Texas A&M men's basketball Head Coach Mark Turgeon said the number of students who camped out in front of Reed Arena before the Aggies' game against the No. 20 Baylor Bears sure got their money's worth Saturday.
The Aggies, now 17-6 overall and 6-3 in Big 12 conference play, defeated the Bears 78-71 in a wire-tight game just hours after devoted Reed Rowdies set up tents and waited in the cold weather to be the first inside the sanctuary of their namesake.
A&M senior forward Bryan Davis opened the game for the Aggies with a string of dropped passes and turnovers that held A&M from scoring a field goal until the 16:01 mark.
"Bryan was about as bad as you can get in the first ten minutes," Turgeon said. "But then he was about as good as you can get in the rest of the game."
Davis turned his game around and finished with a team-high 22 points, eight of which came out of his nine free throw attempts. Davis and the Aggies finished shooting a season-high 85 percent from the charity stripe.
"We've put in a lot of work in the past week shooting them," Davis said. "Guys are coming up here late at night and shooting, or before practice, after practice, even during practice.
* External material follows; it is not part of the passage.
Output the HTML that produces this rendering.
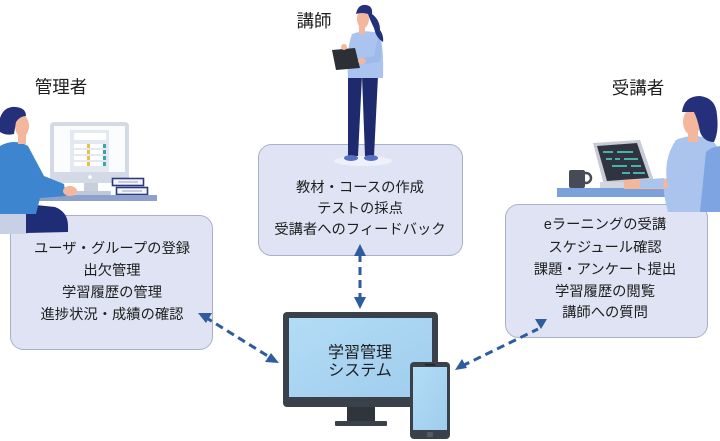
<!DOCTYPE html>
<html><head><meta charset="utf-8"><style>
html,body{margin:0;padding:0;background:#fff;width:720px;height:441px;overflow:hidden}
svg{display:block}
text{font-family:"Liberation Sans","Noto Sans CJK JP",sans-serif;fill:#1e1e1e}
</style></head><body>
<svg width="720" height="441" viewBox="0 0 720 441" xmlns="http://www.w3.org/2000/svg">
<defs>
<linearGradient id="scr" x1="0" y1="0" x2="1" y2="1">
<stop offset="0" stop-color="#b3dcf5"/><stop offset="1" stop-color="#9fcdee"/>
</linearGradient>
</defs>
<!-- boxes -->
<rect x="10.5" y="215.5" width="202" height="134" rx="13" fill="#dfe3f3" stroke="#a9b0c9"/>
<rect x="258.5" y="144.5" width="204" height="111" rx="13" fill="#dfe3f3" stroke="#a9b0c9"/>
<rect x="505.5" y="204.5" width="202" height="133" rx="13" fill="#dfe3f3" stroke="#a9b0c9"/>

<!-- labels -->
<text x="61" y="87" font-size="17.5" text-anchor="middle" dominant-baseline="central">管理者</text>
<text x="314" y="21" font-size="17.5" text-anchor="middle" dominant-baseline="central">講師</text>
<text x="638" y="88" font-size="17.5" text-anchor="middle" dominant-baseline="central">受講者</text>

<!-- box texts -->
<g font-size="14.3" text-anchor="middle" dominant-baseline="central">
<text x="112" y="249">ユーザ・グループの登録</text>
<text x="112" y="271">出欠管理</text>
<text x="112" y="293">学習履歴の管理</text>
<text x="112" y="315">進捗状況・成績の確認</text>
<text x="360" y="188">教材・コースの作成</text>
<text x="360" y="209">テストの採点</text>
<text x="360" y="230">受講者へのフィードバック</text>
<text x="605" y="225">eラーニングの受講</text>
<text x="605" y="248">スケジュール確認</text>
<text x="605" y="270">課題・アンケート提出</text>
<text x="605" y="292">学習履歴の閲覧</text>
<text x="605" y="313">講師への質問</text>
</g>

<!-- admin illustration -->
<g>
<rect x="50" y="122" width="79" height="61" rx="4" fill="#d4d9e6"/>
<rect x="54" y="126" width="71" height="46" fill="#fbfcfe"/>
<rect x="70" y="130" width="39" height="42" fill="#e4e8f0"/>
<rect x="74" y="133" width="32" height="7" fill="#fff"/>
<g fill="#fff">
<rect x="74" y="144" width="32" height="4"/><rect x="74" y="150" width="32" height="4"/>
<rect x="74" y="156" width="32" height="4"/><rect x="74" y="162" width="32" height="4"/>
</g>
<g fill="#e6c24a"><rect x="87" y="144" width="3" height="4"/><rect x="87" y="150" width="3" height="4"/><rect x="87" y="156" width="3" height="4"/><rect x="87" y="162" width="3" height="4"/></g>
<g fill="#3aa6a8"><rect x="103" y="144" width="3" height="4"/><rect x="103" y="150" width="3" height="4"/><rect x="103" y="156" width="3" height="4"/><rect x="103" y="162" width="3" height="4"/></g>
<circle cx="90" cy="177" r="1.8" fill="#fff"/>
<rect x="84" y="183" width="14" height="9" fill="#c8cedb"/>
<rect x="75" y="191" width="36" height="4" rx="1" fill="#c0c7d6"/>
<rect x="112.5" y="178.5" width="31" height="7" fill="#f4f6fb" stroke="#2b3a80" stroke-width="1.6"/>
<rect x="116.5" y="187.5" width="31" height="7" fill="#f4f6fb" stroke="#2b3a80" stroke-width="1.6"/>
<line x1="118" y1="182" x2="138" y2="182" stroke="#9aa4c4"/>
<line x1="122" y1="191" x2="142" y2="191" stroke="#9aa4c4"/>
<rect x="32" y="195" width="125" height="6" fill="#8ea0cc"/>
<!-- chair -->
<path d="M-4,157 L20,157 Q28,160 28,170 L28,234 L-4,234 Z" fill="#c7d0e6"/>
<!-- pants -->
<path d="M26,204 L55,207 Q68,212 68,226 L68,232 L26,233 Z" fill="#1f2c76"/>
<!-- body -->
<path d="M0,146 Q14,138 28,146 L44,176 L64,184 L66,196 L40,198 L36,214 L24,214 L20,170 L0,170 Z" fill="#3d86cf"/>
<path d="M0,146 L20,150 L26,214 L0,214 Z" fill="#3d86cf"/>
<ellipse cx="70" cy="191" rx="7" ry="5" fill="#f3b79e"/>
<!-- head -->
<rect x="18" y="130" width="8" height="14" fill="#f3b79e"/>
<ellipse cx="22" cy="126" rx="7" ry="11" fill="#f3b79e"/>
<path d="M0,118 Q4,106 16,107 Q26,108 26,116 Q20,116 16,122 L14,134 Q6,136 0,132 Z" fill="#24307a"/>
</g>

<!-- teacher illustration -->
<g>
<ellipse cx="363" cy="161" rx="29" ry="5" fill="#eef1f9"/>
<path d="M348,76 L362,76 L358,156 L348,156 Z" fill="#1f2a6e"/>
<path d="M362,76 L378,76 L374,156 L365,156 Z" fill="#1f2a6e"/>
<ellipse cx="351" cy="158" rx="7" ry="3" fill="#5570c0"/>
<ellipse cx="371" cy="158" rx="7" ry="3" fill="#5570c0"/>
<path d="M352,34 Q364,29 378,33 Q384,40 383,78 L348,78 Q346,50 352,34 Z" fill="#aac4ef"/>
<path d="M378,36 Q384,48 380,62 L364,64 L362,58 L374,56 Z" fill="#9fbaea"/>
<polygon points="332,50 355,48 360,68 336,70" fill="#2c2f34"/>
<ellipse cx="362" cy="61" rx="4" ry="3" fill="#f3b79e"/>
<ellipse cx="344" cy="47" rx="3" ry="3" fill="#f3b79e"/>
<rect x="359" y="24" width="6" height="10" fill="#f3b79e"/>
<ellipse cx="363" cy="19" rx="6" ry="9" fill="#f3b79e"/>
<path d="M356,14 Q358,4 366,5 Q373,6 372,14 Q380,20 380,30 Q384,36 383,42 Q376,38 374,28 Q370,20 368,14 Q362,12 356,14 Z" fill="#24307a"/>
</g>

<!-- student illustration -->
<g>
<rect x="557" y="188" width="121" height="9" fill="#7ba1dd"/>
<rect x="569" y="170" width="16" height="18" rx="2" fill="#474b57"/>
<circle cx="586" cy="178" r="5" fill="none" stroke="#474b57" stroke-width="2.5"/>
<polygon points="593,143 640,140 654,181 604,185" fill="#c8cbd3"/>
<polygon points="597,146 637,143 649,178 607,181" fill="#2f3440"/>
<rect x="600" y="182" width="60" height="6" fill="#d3d6dd"/>
<g stroke="#4cc0b6" stroke-width="1.8">
<line x1="603" y1="152" x2="613" y2="152"/><line x1="617" y1="152" x2="633" y2="152"/>
<line x1="606" y1="159" x2="612" y2="159"/><line x1="615" y1="159" x2="620" y2="159"/><line x1="624" y1="159" x2="638" y2="159"/>
<line x1="612" y1="166" x2="627" y2="166"/><line x1="631" y1="166" x2="641" y2="166"/>
<line x1="622" y1="173" x2="630" y2="173"/><line x1="633" y1="173" x2="645" y2="173"/>
</g>
<path d="M624,180 L680,178 L680,189 L624,189 Z" fill="#f3b79e"/>
<path d="M676,140 Q694,132 712,140 L720,150 L720,212 L668,212 Q662,190 664,178 L640,180 L640,188 L668,188 Q662,160 676,140 Z" fill="#aac4ee"/>
<path d="M706,152 Q712,146 722,146 L722,212 L700,212 Z" fill="#7fa4e2"/>
<rect x="688" y="128" width="10" height="14" fill="#f3b79e"/>
<ellipse cx="692" cy="122" rx="9" ry="13" fill="#f3b79e"/>
<path d="M682,112 Q684,96 700,96 Q716,98 717,115 Q719,132 714,142 Q704,142 700,132 Q698,120 694,112 Q688,112 682,112 Z" fill="#24307a"/>
</g>

<!-- system -->
<g>
<rect x="283" y="312" width="155" height="95" rx="4" fill="#3b414b"/>
<rect x="289" y="318" width="143" height="79" fill="url(#scr)"/>
<rect x="347" y="407" width="28" height="14" fill="#2f343d"/>
<rect x="335" y="421" width="52" height="5" rx="1" fill="#3b414b"/>
<text x="360" y="353" font-size="16" text-anchor="middle" dominant-baseline="central">学習管理</text>
<text x="360" y="371" font-size="16" text-anchor="middle" dominant-baseline="central">システム</text>
<rect x="410" y="362" width="40" height="77" rx="4" fill="#3b414b"/>
<rect x="413" y="367" width="34" height="63" fill="url(#scr)"/>
<rect x="425" y="364" width="10" height="1.5" fill="#222"/>
<rect x="427" y="432" width="6" height="5" rx="1" fill="#555b66"/>
</g>

<!-- connectors -->
<g stroke="#2d5d9c" stroke-width="3" stroke-dasharray="8,5" fill="none">
<line x1="205" y1="317" x2="271" y2="358"/>
<line x1="360" y1="254" x2="360" y2="300"/>
<line x1="462" y1="366" x2="538" y2="329"/>
</g>
<g fill="#2d5d9c">
<polygon points="198,313 212,313 206,323"/>
<polygon points="279,363 265,362 271,353"/>
<polygon points="360,244 354,256 366,256"/>
<polygon points="360,309 354,297 366,297"/>
<polygon points="455,370 462,359 467,368"/>
<polygon points="535,319 547,319 541,329"/>
</g>
</svg>
</body></html>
That's just one reason we were successful from the line tonight."
The Bears led the entire first half and at one point were up by a 12-point margin.
But senior A&M guard Donald Sloan got the Aggies some momentum back with a fast break dunk around three Baylor players to bring his team within 10.
Freshman forward Ray Turner, who laid an emphatic dunk over Missouri's Kim English just three days earlier, picked up on Sloan's lead and scored the Aggies' next seven points to bring the score to just a two-point difference.
The Aggies were unable to take the lead, however, and went into halftime trailing 35-32.
In the second half, A&M took its first lead of the game almost immediately after a strange foul on senior Baylor center Josh Lomers.
After a play that left A&M's Davis on the ground, Lomers tripped over him and clipped his head with his foot. Davis was shaken up, but was able to drain two technical free throws and finish the game.
"Obviously Josh didn't do anything intentionally," said Baylor Head Coach Scott Drew. "It's hard for him to jump over people, he's vertically challenged as they would say."
Just after the play, sophomore forward David Loubeau scored a layup to put the Aggies up 36-35, the first lead of the game.
Throughout the game, the Aggies were consistently poor from 3-point range, making only one trey in the first half.
But junior guard B.J. Holmes would find his stroke with 5:19 remaining in the game and sink two long balls in back-to-back procession. Holmes finished with 10 points and was 3 for 7 from behind the arc.
"He's our shooter," Sloan said. "He's our go-to guy when we need a three. Just because he misses a couple, that's not going to change. I felt like if he could get the ball with any kind of space, even an inch, he should be able to put it up."
The Aggies closed down defensively in the final seven minutes of the game, allowing just seven points in the span to close out the game with its third upset of a Top-25 ranked team in the 2009-2010 season.
The win is A&M's third in a row and its fifth out of its last six games.
A&M has a break from mid-week action before returning to road Saturday with a contest against Texas Tech in Lubbock.